Pereira Lopes admitted that for Brazilians who don’t live in Rio, “the images of the Carnival that appear on TV give the impression that there are several women dancing half-naked, but that’s only a smaller part of the participants.”

“It can appear as a profanation, but everything is carried out with respect nowadays. Some carnavalescos [the artists in charge of the whole parade] even consult the Church in order to avoid anything scandalous when they’re dealing with religious topics,” Pereira Lopes said.

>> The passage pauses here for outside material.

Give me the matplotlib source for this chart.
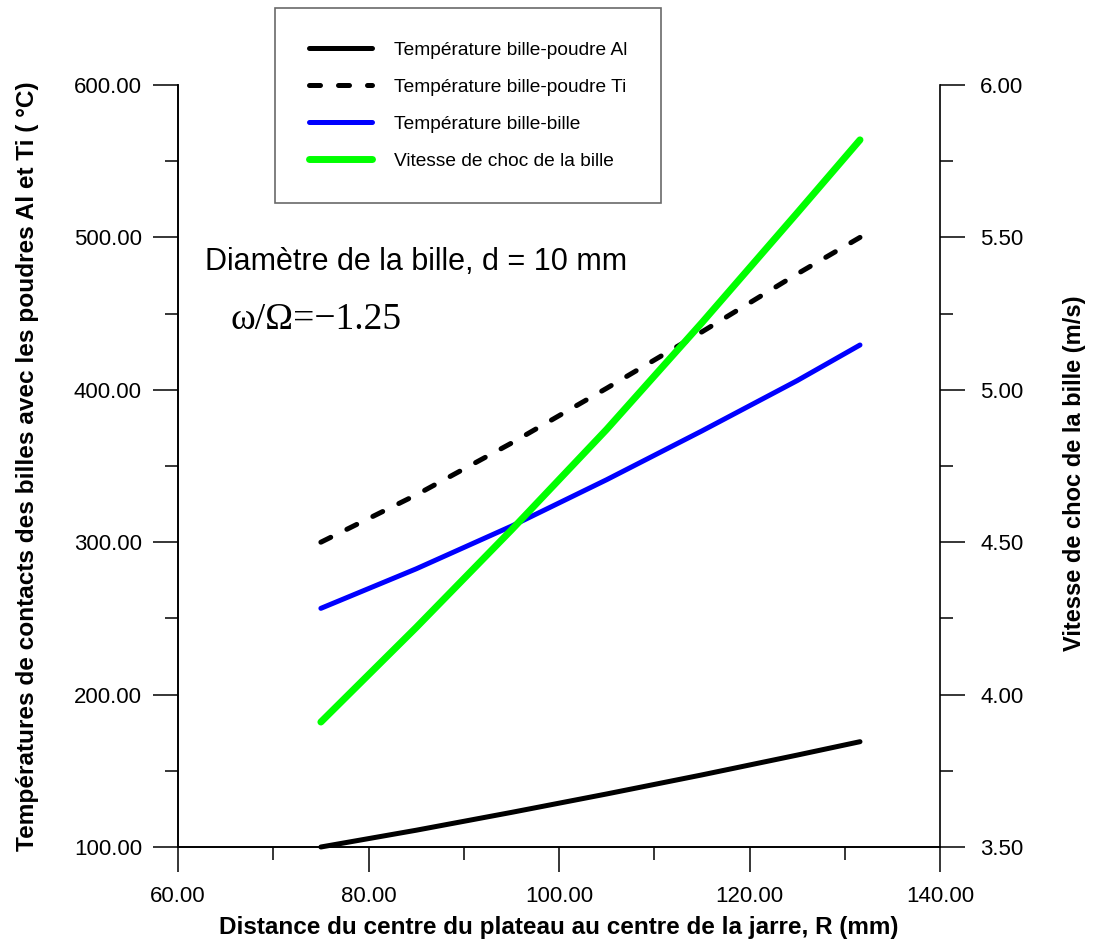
import matplotlib
matplotlib.use("Agg")
import matplotlib.pyplot as plt
from matplotlib.ticker import MultipleLocator, FormatStrFormatter

# distance R (mm)
R = [75, 85, 95, 105, 115, 125, 131.6]
T_Al = [100, 111, 122.7, 134.8, 147.3, 160.3, 169.1]
T_Ti = [300, 331, 365, 401, 438, 476, 500]
T_bb = [256.6, 282.5, 310.5, 341, 373, 406, 429.4]
V_choc = [3.91, 4.22, 4.54, 4.87, 5.22, 5.58, 5.82]

labels = ["Température bille-poudre Al", "Température bille-poudre Ti",
          "Température bille-bille", "Vitesse de choc de la bille"]

plt.rcParams["font.family"] = ["Liberation Sans", "DejaVu Sans"]

fig = plt.figure(figsize=(10.96, 9.42), dpi=100)
ax = fig.add_axes([178/1096, 1-847/942, 762/1096, 762/942])
ax2 = ax.twinx()

l1, = ax.plot(R, T_Al, color="black", lw=3.6, solid_capstyle="round", clip_on=False)
l2, = ax.plot(R, T_Ti, color="black", lw=3.6, dashes=[2.2, 3.6], dash_capstyle="round", clip_on=False)
l3, = ax.plot(R, T_bb, color="#0000ff", lw=3.6, solid_capstyle="round", clip_on=False)
l4, = ax2.plot(R, V_choc, color="#00ff00", lw=5, solid_capstyle="round", clip_on=False)

ax.set_xlim(60, 140)
ax.set_ylim(100, 600)
ax2.set_ylim(3.5, 6.0)

ax.xaxis.set_major_locator(MultipleLocator(20))
ax.xaxis.set_minor_locator(MultipleLocator(10))
ax.yaxis.set_major_locator(MultipleLocator(100))
ax.yaxis.set_minor_locator(MultipleLocator(50))
ax2.yaxis.set_major_locator(MultipleLocator(0.5))
ax2.yaxis.set_minor_locator(MultipleLocator(0.25))
ax.xaxis.set_major_formatter(FormatStrFormatter("%.2f"))
ax.yaxis.set_major_formatter(FormatStrFormatter("%.2f"))
ax2.yaxis.set_major_formatter(FormatStrFormatter("%.2f"))

for a in (ax, ax2):
    a.spines["top"].set_visible(False)
    for s in a.spines.values():
        s.set_linewidth(1.2)
ax.spines["right"].set_visible(False)

ax.tick_params(axis="y", which="major", direction="out", length=18, width=1.1, pad=8, labelsize=16)
ax.tick_params(axis="y", which="minor", direction="out", length=9.4, width=1.1)
ax.tick_params(axis="x", which="major", direction="out", length=18, width=1.1, pad=10, labelsize=16)
ax.tick_params(axis="x", which="minor", direction="out", length=9.4, width=1.1)
ax2.tick_params(axis="y", which="major", direction="out", length=18, width=1.1, pad=11, labelsize=16)
ax2.tick_params(axis="y", which="minor", direction="out", length=9.4, width=1.1)

ax.set_xlabel("Distance du centre du plateau au centre de la jarre, R (mm)",
              fontweight="bold", fontsize=17.5, va="center")
ax.set_ylabel("Températures de contacts des billes avec les poudres Al et Ti ( °C)",
              fontweight="bold", fontsize=17.6, va="center")
ax2.set_ylabel("Vitesse de choc de la bille (m/s)",
               fontweight="bold", fontsize=17, va="center")
ax.xaxis.set_label_coords(0.5, -0.106)
ax.yaxis.set_label_coords(-0.198, 0.5)
ax2.yaxis.set_label_coords(1.177, 0.49)

fig.text(205/1096, 1-262/942, "Diamètre de la bille, d = 10 mm", fontsize=22,
         ha="left", va="center")
fig.text(231/1096, 1-320/942, "ω/Ω=−1.25", family=["Liberation Serif", "DejaVu Serif"],
         fontsize=27, ha="left", va="center")

leg = fig.legend([l1, l2, l3, l4], labels, loc="upper left",
                 bbox_to_anchor=(275/1096, 1-8/942), borderaxespad=0,
                 fontsize=13.8, frameon=True, fancybox=False, edgecolor="#444444",
                 handlelength=3.3, handletextpad=1.15, labelspacing=1.02, borderpad=1.75)
leg.get_frame().set_linewidth(1.2)

fig.savefig("out.png", dpi=100)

Times have changed. In 1989, the most famous carnavalesco in Rio, Joãosinho Trinta (1933-2011), in charge of the parade of the samba school Beija-Flor de Nilópolis, included a float carrying a Christ the Redeemer dressed as a beggar.

The Archdiocese of Rio de Janeiro sued the samba school and obtained an injunction prohibiting it to show the Christ float during the parade. Joãosinho Trinta covered the sculpture with trash bags and a giant banner that said: “Even forbidden, watch over us.”

“I was part of the Church committee that tried to negotiate with the carnavalescos. But they had an arrogant attitude and told us we didn’t have a say in their parade. Those were different times,” Pereira Lopes said, adding that today there’s an open dialogue between the Church and the samba schools.

Nudity was more common in those years. In 1988, a woman paraded completely naked. Rio’s Carnival league prohibited in 1990 the exposure of genitalia during presentations, and since then paraders wear at least a loincloth.

But the samba schools are gigantic – each one in Rio parades with at least 2,500 people – and most of their participants are regular people who just want to wear a costume, play an instrument and dance. Invited artists and models – the ones who usually show half-naked bodies during the parade – are a small minority.

“I know some people who took part in the Unidos de Padre Miguel parade. They even sent me pictures of their costumes and asked me if there was any problem with them,” Pereira Lopes said.

In his opinion, the pictures of the parade show that there was nothing scandalous about it.

“Carnival is joy and joy is something Christian. For those people, Padim Ciço is already a saint. It was something beautiful,” he said.